Code that draws figures:
..........
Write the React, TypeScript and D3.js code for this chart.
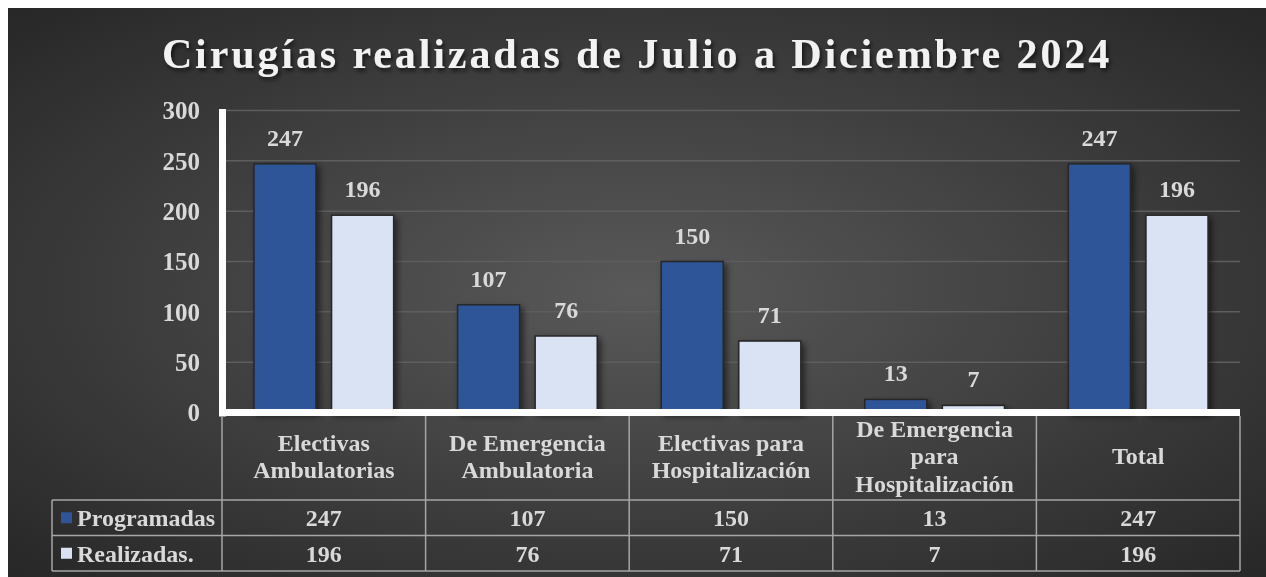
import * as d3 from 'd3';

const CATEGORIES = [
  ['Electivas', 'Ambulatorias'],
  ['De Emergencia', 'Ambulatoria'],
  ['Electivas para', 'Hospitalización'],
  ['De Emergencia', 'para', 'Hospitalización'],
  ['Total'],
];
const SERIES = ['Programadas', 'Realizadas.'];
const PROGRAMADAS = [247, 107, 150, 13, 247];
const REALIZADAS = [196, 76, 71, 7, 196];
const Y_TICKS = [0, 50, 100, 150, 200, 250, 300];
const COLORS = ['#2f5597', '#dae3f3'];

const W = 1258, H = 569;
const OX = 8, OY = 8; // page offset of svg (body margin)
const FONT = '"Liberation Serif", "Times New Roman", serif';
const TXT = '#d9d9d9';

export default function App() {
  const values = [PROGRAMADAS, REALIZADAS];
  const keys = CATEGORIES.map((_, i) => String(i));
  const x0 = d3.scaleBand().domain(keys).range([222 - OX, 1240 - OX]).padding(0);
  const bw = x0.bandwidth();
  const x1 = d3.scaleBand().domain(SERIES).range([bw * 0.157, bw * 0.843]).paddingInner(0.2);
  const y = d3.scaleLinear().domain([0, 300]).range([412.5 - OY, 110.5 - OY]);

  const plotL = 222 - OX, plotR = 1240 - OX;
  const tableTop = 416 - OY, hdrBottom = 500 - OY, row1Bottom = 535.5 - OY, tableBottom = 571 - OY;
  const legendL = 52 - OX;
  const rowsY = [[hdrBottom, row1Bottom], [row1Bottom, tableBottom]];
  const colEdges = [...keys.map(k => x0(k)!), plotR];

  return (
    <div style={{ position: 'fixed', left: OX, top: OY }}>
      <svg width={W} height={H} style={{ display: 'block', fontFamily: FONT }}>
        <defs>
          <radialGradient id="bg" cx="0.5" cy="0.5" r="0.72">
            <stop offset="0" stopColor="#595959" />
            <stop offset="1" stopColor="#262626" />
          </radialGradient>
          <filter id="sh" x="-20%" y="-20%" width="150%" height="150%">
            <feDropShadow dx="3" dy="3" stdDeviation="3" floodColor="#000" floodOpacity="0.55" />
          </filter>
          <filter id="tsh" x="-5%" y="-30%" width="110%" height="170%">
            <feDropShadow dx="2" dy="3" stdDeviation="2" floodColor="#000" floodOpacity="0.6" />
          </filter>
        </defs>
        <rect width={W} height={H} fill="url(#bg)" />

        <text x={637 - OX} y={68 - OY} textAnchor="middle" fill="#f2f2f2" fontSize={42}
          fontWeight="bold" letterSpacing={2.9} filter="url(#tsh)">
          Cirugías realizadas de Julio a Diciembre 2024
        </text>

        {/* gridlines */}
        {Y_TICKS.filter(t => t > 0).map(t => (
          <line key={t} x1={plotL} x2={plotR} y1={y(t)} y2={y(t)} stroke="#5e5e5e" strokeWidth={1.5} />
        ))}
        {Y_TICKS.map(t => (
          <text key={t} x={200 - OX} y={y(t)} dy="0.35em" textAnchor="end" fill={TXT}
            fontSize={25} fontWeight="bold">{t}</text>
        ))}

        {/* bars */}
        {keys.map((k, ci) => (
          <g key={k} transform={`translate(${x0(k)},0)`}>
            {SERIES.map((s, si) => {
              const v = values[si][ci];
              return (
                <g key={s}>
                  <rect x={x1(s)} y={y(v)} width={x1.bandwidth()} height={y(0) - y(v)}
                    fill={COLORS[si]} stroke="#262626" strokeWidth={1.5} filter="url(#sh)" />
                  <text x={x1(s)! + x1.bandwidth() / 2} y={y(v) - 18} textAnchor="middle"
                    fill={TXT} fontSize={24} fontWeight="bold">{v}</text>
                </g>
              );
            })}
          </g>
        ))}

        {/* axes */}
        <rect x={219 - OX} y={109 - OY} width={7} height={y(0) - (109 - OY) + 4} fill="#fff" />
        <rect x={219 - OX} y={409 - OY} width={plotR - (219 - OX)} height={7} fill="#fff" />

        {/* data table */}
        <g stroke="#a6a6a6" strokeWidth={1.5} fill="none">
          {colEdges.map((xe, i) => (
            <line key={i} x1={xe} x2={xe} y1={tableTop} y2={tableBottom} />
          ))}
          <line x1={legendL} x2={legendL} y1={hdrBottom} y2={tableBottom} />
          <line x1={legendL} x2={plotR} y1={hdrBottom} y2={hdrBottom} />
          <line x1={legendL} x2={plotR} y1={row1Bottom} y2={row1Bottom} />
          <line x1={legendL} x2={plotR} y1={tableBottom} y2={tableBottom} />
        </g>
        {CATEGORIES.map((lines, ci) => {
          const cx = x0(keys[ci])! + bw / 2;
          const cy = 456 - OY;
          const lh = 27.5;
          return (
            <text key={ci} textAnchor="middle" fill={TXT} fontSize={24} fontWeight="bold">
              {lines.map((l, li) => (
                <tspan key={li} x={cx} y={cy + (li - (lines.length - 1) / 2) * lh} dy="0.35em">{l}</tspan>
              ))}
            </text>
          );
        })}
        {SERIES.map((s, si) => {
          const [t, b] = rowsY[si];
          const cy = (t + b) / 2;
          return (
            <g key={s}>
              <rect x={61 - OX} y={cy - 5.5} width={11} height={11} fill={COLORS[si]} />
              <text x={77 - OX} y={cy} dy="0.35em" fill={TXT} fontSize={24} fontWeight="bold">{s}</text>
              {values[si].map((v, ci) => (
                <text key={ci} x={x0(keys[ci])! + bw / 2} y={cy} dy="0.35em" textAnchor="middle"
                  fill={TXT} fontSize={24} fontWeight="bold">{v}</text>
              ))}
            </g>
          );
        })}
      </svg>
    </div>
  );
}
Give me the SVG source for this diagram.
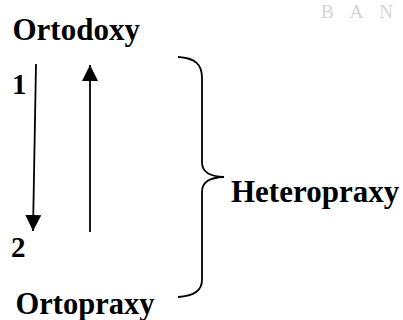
..........
(Problem details) Reproduce only the lines of the records from the start up to and including the line that holds "const TXT = '#d9d9d9';"; do not carry over any picture.

(Task response)
Write the React, TypeScript and D3.js code for this chart.
import * as d3 from 'd3';

const CATEGORIES = [
  ['Electivas', 'Ambulatorias'],
  ['De Emergencia', 'Ambulatoria'],
  ['Electivas para', 'Hospitalización'],
  ['De Emergencia', 'para', 'Hospitalización'],
  ['Total'],
];
const SERIES = ['Programadas', 'Realizadas.'];
const PROGRAMADAS = [247, 107, 150, 13, 247];
const REALIZADAS = [196, 76, 71, 7, 196];
const Y_TICKS = [0, 50, 100, 150, 200, 250, 300];
const COLORS = ['#2f5597', '#dae3f3'];

const W = 1258, H = 569;
const OX = 8, OY = 8; // page offset of svg (body margin)
const FONT = '"Liberation Serif", "Times New Roman", serif';
const TXT = '#d9d9d9';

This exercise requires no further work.